⟨
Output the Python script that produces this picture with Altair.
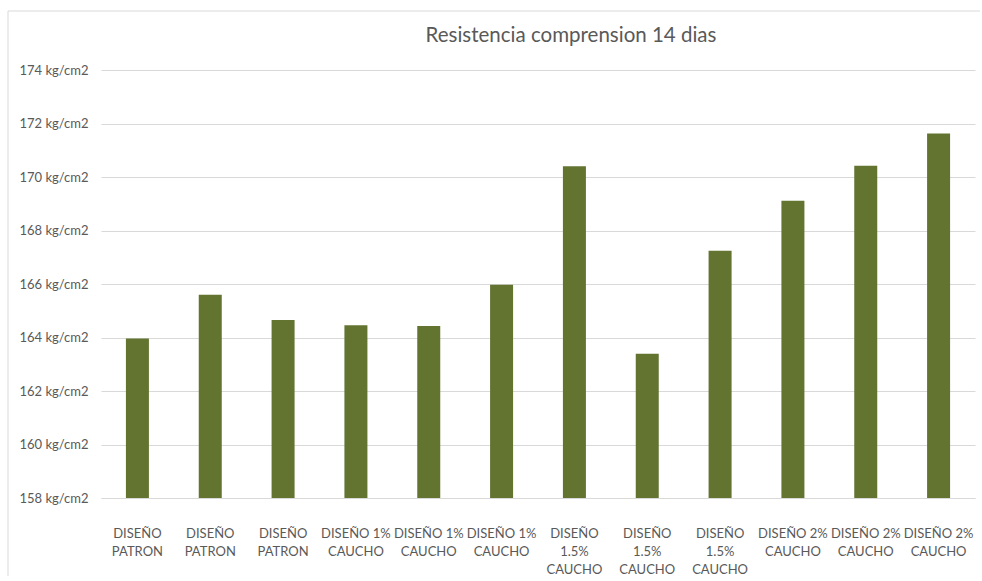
import json
import altair as alt
import pandas as pd

categories = [
    ["DISEÑO", "PATRON"],
    ["DISEÑO", "PATRON"],
    ["DISEÑO", "PATRON"],
    ["DISEÑO 1%", "CAUCHO"],
    ["DISEÑO 1%", "CAUCHO"],
    ["DISEÑO 1%", "CAUCHO"],
    ["DISEÑO", "1.5%", "CAUCHO"],
    ["DISEÑO", "1.5%", "CAUCHO"],
    ["DISEÑO", "1.5%", "CAUCHO"],
    ["DISEÑO 2%", "CAUCHO"],
    ["DISEÑO 2%", "CAUCHO"],
    ["DISEÑO 2%", "CAUCHO"],
]
values = [163.96, 165.60, 164.65, 164.46, 164.43, 165.97,
          170.40, 163.39, 167.24, 169.11, 170.42, 171.63]
y_ticks = [158, 160, 162, 164, 166, 168, 170, 172, 174]
title = "Resistencia comprension 14 dias"

df = pd.DataFrame({"idx": list(range(len(values))), "value": values})

label_expr = json.dumps(categories, ensure_ascii=False) + "[datum.value]"

FONT = "Lato"
TXT = "#595959"
GRID = "#d9d9d9"

bars = alt.Chart(df).mark_bar(color="#627430", size=23).encode(
    x=alt.X("idx:O", title=None,
            scale=alt.Scale(paddingInner=0, paddingOuter=0),
            axis=alt.Axis(labelExpr=label_expr, labelAngle=0, ticks=False,
                          domain=True, domainColor=GRID, labelPadding=29,
                          labelLineHeight=18, labelFontSize=13,
                          labelColor=TXT, labelFont=FONT, grid=False)),
    y=alt.Y("value:Q", title=None,
            scale=alt.Scale(domain=[158, 174], nice=False, zero=False, clamp=True),
            axis=alt.Axis(values=y_ticks, labelExpr="datum.value + ' kg/cm2'",
                          ticks=False, domain=False, labelPadding=13,
                          labelFontSize=13, labelColor=TXT, labelFont=FONT,
                          grid=True, gridColor=GRID, gridWidth=1)),
    y2=alt.datum(158),
)

# chart-area frame (extends past the right and bottom edges, as in the reference)
frame = alt.Chart(df.head(1)).mark_rect(
    fill="transparent", stroke=GRID, strokeWidth=1).encode(
    x=alt.value(-93), x2=alt.value(900), y=alt.value(-59), y2=alt.value(530))

chart = alt.layer(frame, bars).properties(
    width=874, height=428,
    background="white",
    title=alt.TitleParams(title, font=FONT, fontSize=20.5, fontWeight="normal",
                          color=TXT, anchor="middle", frame="group",
                          dx=33, offset=-36),
    autosize=alt.AutoSizeParams(type="none"),
    padding={"left": 101, "top": 70, "right": 5, "bottom": 78},
).configure_view(strokeWidth=0, stroke="transparent")

chart.save("out.html", embed_options={"renderer": "svg", "actions": False})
⟩
Given problem >>
Leave out the pictures and restate, word for word, the lines from the top of the data through the line containing "x2=alt.value(900), y=alt.value(-59), y2=alt.value(530))", both included.

Exercise output >>
Output the Python script that produces this picture with Altair.
import json
import altair as alt
import pandas as pd

categories = [
    ["DISEÑO", "PATRON"],
    ["DISEÑO", "PATRON"],
    ["DISEÑO", "PATRON"],
    ["DISEÑO 1%", "CAUCHO"],
    ["DISEÑO 1%", "CAUCHO"],
    ["DISEÑO 1%", "CAUCHO"],
    ["DISEÑO", "1.5%", "CAUCHO"],
    ["DISEÑO", "1.5%", "CAUCHO"],
    ["DISEÑO", "1.5%", "CAUCHO"],
    ["DISEÑO 2%", "CAUCHO"],
    ["DISEÑO 2%", "CAUCHO"],
    ["DISEÑO 2%", "CAUCHO"],
]
values = [163.96, 165.60, 164.65, 164.46, 164.43, 165.97,
          170.40, 163.39, 167.24, 169.11, 170.42, 171.63]
y_ticks = [158, 160, 162, 164, 166, 168, 170, 172, 174]
title = "Resistencia comprension 14 dias"

df = pd.DataFrame({"idx": list(range(len(values))), "value": values})

label_expr = json.dumps(categories, ensure_ascii=False) + "[datum.value]"

FONT = "Lato"
TXT = "#595959"
GRID = "#d9d9d9"

bars = alt.Chart(df).mark_bar(color="#627430", size=23).encode(
    x=alt.X("idx:O", title=None,
            scale=alt.Scale(paddingInner=0, paddingOuter=0),
            axis=alt.Axis(labelExpr=label_expr, labelAngle=0, ticks=False,
                          domain=True, domainColor=GRID, labelPadding=29,
                          labelLineHeight=18, labelFontSize=13,
                          labelColor=TXT, labelFont=FONT, grid=False)),
    y=alt.Y("value:Q", title=None,
            scale=alt.Scale(domain=[158, 174], nice=False, zero=False, clamp=True),
            axis=alt.Axis(values=y_ticks, labelExpr="datum.value + ' kg/cm2'",
                          ticks=False, domain=False, labelPadding=13,
                          labelFontSize=13, labelColor=TXT, labelFont=FONT,
                          grid=True, gridColor=GRID, gridWidth=1)),
    y2=alt.datum(158),
)

# chart-area frame (extends past the right and bottom edges, as in the reference)
frame = alt.Chart(df.head(1)).mark_rect(
    fill="transparent", stroke=GRID, strokeWidth=1).encode(
    x=alt.value(-93), x2=alt.value(900), y=alt.value(-59), y2=alt.value(530))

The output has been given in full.